Last updated on April 10th, 2023 at 09:25 am
Passengers clambering down from the bus were hard put to make a choice of what to do first. Should they have their picture taken alongside an orange tree or respond to the lure of the sign reading “Orange Juice. All You Can Drink for a Dime.”
Three times a week in the years before World War II a Greyhound bus traveled Highway 101 on its way from San Diego to points north. Without fail, the vehicle would pull to the side of the road in the middle of Tustin for a rest stop.
Undoubtedly this was a natural place to stop between the southern city and Los Angeles, but the Prescott family liked to think that the orange juice served at their Ranch Market had something to do with the bus driver choosing Tustin for his stop. Located approximately where Armstrong’s Nursery operates today, the market was bordered by a small orange grove which extended to Sixth Street.
Passengers clambering down from the bus were hard put to make a choice of what to do first. Should they have their picture taken alongside an orange tree or respond to the lure of the sign reading “Orange Juice. All You Can Drink for a Dime.”
The Prescotts became orange growers when Julian A. Prescott came to the Tustin area in 1912 and acquired property at the corner of 17th and Newport. At one time his wife, Mabel, operated her own orange packing house. After her husband died, she continued to manage the 27-acre grove. As their only son, John, grew older, he joined her on weekends in selling their fresh picked oranges from the back of the family truck.
On July 4, 1941, Mabel, with John’s assistance opened the Prescott Ranch Market on property the family owned on D Street (El Camino Real) between Main and Sixth. The original market was open air, protected from the weather by a palm frond roof supported by redwood posts. As the business grew, they enlarged the building four times and added restrooms to serve the travelers.
Their inventory expanded to include tomatoes, corn and other products raised on Prescott property, as well as produce grown by others in the area. Jams and jellies from Utt Juice Co., eggs from a local egg ranch and milk and ice cream from Excelsior Dairy were added to the inventory.
The market continued to thrive in the years after the war until the construction of the Santa Ana Freeway routed traffic around downtown Tustin and cut off their supply of customers.
In the years after the market closed in 1956, several other businesses including a doughnut shop and a real estate office, occupied the location.

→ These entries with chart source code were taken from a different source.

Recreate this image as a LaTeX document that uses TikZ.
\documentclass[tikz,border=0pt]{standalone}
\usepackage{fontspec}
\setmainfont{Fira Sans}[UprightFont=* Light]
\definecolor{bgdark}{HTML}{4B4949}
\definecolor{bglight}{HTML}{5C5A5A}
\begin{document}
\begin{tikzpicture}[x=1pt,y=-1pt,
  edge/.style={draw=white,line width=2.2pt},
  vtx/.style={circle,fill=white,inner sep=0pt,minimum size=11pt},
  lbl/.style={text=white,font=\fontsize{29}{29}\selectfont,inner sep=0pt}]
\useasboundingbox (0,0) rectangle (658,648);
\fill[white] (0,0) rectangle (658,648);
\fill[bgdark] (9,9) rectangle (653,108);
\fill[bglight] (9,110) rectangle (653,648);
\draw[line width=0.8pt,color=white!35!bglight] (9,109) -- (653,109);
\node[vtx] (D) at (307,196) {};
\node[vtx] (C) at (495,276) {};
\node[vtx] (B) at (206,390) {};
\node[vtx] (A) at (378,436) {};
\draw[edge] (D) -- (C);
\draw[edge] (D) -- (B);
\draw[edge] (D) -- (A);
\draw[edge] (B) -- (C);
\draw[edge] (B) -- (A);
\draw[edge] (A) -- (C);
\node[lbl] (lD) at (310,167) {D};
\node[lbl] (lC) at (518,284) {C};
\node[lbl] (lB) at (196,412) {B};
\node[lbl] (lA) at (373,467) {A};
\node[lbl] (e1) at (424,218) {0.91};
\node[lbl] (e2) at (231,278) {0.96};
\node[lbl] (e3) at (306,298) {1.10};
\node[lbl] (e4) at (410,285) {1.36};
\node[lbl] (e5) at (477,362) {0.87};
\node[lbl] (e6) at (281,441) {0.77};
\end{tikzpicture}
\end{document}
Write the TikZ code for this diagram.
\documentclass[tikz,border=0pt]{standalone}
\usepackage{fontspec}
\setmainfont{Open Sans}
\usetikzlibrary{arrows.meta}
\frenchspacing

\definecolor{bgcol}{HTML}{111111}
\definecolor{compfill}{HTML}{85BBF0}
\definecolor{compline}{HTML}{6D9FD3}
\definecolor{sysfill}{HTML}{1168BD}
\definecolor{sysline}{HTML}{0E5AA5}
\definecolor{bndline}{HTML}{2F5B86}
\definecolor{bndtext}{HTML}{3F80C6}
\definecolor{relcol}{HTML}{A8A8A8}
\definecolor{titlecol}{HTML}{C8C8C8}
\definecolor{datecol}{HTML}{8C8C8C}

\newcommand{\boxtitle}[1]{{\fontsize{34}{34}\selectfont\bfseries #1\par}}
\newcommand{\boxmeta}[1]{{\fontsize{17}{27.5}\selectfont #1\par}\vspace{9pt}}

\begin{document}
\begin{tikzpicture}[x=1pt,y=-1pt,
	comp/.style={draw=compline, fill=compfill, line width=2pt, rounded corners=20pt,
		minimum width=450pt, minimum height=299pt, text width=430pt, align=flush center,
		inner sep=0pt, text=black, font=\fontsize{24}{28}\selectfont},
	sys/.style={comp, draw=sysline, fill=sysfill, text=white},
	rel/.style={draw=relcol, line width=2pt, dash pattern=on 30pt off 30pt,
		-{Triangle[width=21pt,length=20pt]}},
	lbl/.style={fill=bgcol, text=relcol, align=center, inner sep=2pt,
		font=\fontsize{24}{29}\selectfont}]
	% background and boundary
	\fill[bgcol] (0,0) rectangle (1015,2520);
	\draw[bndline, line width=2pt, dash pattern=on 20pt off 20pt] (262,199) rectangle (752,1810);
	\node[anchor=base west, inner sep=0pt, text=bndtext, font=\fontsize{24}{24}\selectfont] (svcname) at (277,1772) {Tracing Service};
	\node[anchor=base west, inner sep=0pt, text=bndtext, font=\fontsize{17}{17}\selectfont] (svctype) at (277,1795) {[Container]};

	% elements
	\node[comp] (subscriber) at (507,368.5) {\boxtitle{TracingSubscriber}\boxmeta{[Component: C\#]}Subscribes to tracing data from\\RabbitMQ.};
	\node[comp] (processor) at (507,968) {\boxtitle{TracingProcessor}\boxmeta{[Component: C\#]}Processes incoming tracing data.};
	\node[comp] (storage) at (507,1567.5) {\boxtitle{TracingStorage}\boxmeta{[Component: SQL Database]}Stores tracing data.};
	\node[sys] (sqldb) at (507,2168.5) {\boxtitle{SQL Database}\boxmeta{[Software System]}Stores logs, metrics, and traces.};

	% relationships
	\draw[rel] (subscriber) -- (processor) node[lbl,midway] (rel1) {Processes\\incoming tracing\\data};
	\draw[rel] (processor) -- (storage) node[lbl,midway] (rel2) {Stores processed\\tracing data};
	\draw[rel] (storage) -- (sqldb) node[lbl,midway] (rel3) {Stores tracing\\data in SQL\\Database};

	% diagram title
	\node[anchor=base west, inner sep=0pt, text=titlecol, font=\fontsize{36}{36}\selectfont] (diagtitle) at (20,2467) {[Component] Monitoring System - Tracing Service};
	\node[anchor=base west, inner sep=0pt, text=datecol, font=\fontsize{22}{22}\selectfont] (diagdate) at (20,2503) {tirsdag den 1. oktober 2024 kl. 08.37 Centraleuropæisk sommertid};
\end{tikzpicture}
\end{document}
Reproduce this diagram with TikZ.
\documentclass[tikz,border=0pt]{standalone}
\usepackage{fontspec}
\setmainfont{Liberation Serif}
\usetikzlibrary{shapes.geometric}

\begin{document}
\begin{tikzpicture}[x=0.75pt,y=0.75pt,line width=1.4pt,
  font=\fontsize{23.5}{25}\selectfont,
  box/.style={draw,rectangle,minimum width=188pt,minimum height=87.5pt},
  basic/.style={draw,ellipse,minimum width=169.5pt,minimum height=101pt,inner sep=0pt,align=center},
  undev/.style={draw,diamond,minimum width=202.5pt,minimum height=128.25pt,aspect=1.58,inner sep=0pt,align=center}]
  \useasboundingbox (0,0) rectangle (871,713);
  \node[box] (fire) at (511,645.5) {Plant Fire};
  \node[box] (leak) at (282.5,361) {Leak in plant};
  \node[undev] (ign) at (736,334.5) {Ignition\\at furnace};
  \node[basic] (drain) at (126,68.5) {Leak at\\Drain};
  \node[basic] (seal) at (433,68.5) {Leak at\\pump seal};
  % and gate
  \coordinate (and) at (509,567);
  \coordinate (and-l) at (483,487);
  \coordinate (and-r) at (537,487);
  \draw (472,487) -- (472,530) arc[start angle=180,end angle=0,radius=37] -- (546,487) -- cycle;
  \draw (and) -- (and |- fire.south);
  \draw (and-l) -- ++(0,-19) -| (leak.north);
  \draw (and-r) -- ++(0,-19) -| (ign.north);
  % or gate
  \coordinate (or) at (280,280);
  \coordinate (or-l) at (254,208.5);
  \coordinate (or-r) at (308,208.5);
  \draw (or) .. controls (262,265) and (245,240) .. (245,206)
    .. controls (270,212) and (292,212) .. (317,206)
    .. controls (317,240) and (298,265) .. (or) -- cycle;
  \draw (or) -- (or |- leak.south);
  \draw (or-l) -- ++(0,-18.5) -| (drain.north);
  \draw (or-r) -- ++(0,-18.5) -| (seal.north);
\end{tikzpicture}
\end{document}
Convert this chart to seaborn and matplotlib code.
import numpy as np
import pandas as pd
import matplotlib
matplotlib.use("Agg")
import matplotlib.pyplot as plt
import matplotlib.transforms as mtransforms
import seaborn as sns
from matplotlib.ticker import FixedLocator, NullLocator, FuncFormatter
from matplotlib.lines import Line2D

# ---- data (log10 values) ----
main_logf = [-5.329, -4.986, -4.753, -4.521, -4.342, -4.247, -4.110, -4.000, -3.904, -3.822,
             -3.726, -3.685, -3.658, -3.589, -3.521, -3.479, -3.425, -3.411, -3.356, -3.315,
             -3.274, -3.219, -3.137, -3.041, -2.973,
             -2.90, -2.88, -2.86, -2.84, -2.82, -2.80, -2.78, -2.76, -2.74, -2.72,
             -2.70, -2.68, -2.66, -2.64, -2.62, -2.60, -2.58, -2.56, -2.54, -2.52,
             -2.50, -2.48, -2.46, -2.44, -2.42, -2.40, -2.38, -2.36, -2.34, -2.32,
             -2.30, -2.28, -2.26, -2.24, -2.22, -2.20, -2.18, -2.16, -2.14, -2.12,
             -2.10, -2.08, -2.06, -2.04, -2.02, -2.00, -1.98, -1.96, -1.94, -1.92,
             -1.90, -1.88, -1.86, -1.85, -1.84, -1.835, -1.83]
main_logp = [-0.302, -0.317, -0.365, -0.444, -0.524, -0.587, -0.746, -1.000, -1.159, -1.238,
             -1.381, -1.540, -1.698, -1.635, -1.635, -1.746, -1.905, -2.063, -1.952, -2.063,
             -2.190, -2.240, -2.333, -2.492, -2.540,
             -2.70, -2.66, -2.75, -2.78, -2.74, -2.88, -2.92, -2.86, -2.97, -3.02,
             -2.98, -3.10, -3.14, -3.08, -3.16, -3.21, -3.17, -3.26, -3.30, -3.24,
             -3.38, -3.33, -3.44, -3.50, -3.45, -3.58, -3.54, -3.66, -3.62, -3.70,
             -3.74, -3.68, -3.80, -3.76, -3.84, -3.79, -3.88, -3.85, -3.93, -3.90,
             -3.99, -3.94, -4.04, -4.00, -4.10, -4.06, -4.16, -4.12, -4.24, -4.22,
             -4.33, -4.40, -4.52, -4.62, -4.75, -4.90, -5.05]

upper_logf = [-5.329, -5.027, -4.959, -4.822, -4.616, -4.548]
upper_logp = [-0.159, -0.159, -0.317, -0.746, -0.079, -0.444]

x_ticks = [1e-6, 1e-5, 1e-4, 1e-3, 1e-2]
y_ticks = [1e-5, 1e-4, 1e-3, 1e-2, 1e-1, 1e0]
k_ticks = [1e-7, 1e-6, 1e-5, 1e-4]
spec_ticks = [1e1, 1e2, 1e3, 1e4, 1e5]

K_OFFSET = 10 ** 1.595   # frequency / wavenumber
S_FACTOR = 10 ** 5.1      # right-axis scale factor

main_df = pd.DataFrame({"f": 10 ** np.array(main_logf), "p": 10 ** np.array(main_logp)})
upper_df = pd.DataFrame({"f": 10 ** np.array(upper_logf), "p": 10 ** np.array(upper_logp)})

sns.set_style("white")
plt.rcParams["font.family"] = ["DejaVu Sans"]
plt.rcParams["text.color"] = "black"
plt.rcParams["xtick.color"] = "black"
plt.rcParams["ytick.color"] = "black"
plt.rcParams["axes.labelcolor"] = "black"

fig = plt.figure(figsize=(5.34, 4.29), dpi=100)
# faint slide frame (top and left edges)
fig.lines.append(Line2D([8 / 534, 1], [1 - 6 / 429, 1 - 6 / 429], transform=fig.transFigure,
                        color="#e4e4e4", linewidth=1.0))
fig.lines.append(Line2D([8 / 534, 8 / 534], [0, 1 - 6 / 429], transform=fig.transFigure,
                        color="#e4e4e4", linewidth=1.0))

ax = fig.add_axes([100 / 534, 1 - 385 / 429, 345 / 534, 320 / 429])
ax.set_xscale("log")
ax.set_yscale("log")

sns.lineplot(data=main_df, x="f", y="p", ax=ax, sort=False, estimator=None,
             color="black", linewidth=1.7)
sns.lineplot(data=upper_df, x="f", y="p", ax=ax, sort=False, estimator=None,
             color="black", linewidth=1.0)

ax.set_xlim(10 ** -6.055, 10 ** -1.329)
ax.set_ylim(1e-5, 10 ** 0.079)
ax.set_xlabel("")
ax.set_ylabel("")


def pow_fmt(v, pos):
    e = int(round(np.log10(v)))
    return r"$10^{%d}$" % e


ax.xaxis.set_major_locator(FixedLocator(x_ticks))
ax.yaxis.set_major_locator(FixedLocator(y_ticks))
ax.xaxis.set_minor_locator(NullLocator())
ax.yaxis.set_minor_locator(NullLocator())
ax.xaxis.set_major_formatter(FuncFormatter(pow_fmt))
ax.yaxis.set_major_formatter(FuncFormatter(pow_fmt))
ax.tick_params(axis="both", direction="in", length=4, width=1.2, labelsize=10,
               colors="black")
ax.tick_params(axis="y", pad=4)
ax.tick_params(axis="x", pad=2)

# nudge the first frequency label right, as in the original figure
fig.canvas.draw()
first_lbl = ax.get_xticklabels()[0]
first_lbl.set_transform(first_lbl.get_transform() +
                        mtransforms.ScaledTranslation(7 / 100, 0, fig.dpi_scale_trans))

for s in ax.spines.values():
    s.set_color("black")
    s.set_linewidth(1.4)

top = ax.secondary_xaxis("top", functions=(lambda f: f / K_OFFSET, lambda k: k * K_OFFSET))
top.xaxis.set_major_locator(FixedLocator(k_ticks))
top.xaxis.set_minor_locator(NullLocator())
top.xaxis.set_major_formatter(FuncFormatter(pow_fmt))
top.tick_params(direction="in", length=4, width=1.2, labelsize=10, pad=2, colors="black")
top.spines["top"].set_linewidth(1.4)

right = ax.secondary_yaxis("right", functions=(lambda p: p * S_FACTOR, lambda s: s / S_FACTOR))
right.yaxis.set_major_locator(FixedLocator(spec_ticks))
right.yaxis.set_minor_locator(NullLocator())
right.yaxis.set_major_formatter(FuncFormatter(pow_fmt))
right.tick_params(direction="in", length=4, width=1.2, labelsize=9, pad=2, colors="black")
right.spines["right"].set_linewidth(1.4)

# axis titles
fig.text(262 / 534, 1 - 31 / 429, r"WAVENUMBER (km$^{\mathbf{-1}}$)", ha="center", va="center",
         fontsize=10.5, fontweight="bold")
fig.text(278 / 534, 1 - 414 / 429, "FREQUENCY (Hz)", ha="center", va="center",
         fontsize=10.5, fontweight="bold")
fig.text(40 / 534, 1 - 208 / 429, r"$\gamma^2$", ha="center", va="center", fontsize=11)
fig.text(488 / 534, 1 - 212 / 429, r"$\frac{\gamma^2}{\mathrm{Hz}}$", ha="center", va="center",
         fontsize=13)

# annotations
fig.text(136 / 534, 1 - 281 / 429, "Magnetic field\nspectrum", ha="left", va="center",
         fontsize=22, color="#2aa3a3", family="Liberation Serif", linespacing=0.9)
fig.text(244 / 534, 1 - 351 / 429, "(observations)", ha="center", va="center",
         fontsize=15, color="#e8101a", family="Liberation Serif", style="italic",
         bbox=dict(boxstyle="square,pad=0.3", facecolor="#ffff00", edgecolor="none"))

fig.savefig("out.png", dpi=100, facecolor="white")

The building also became a temporary headquarters for various political campaigns. The Prescotts tore it down in late 1970. (Editor’s note: Armstrong Nursery on El Camino Real is located on the property today.)
John Prescott graduated from Tustin High School and earned a degree in agriculture at Cal Poly San Luis Obispo. After he married in 1950, he and his wife, Mary, continued to live on the family ranch. They had four sons.
In addition to managing the family’s agricultural interests, Mr. Prescott became a prominent landowner and business man, founding Saddleback National Bank of Tustin, Tustin Savings and Loan Association, co-founding Saddleback Mortuary, and operating mobile home parks. He also sat on the boards of Century Title and Guaranty Co. Bakersfield; Cuesta Title Guaranty Co, San Luis Obispo; and Supreme Escrow Co., Arroyo Grande. He died in 2001 at the age of 77.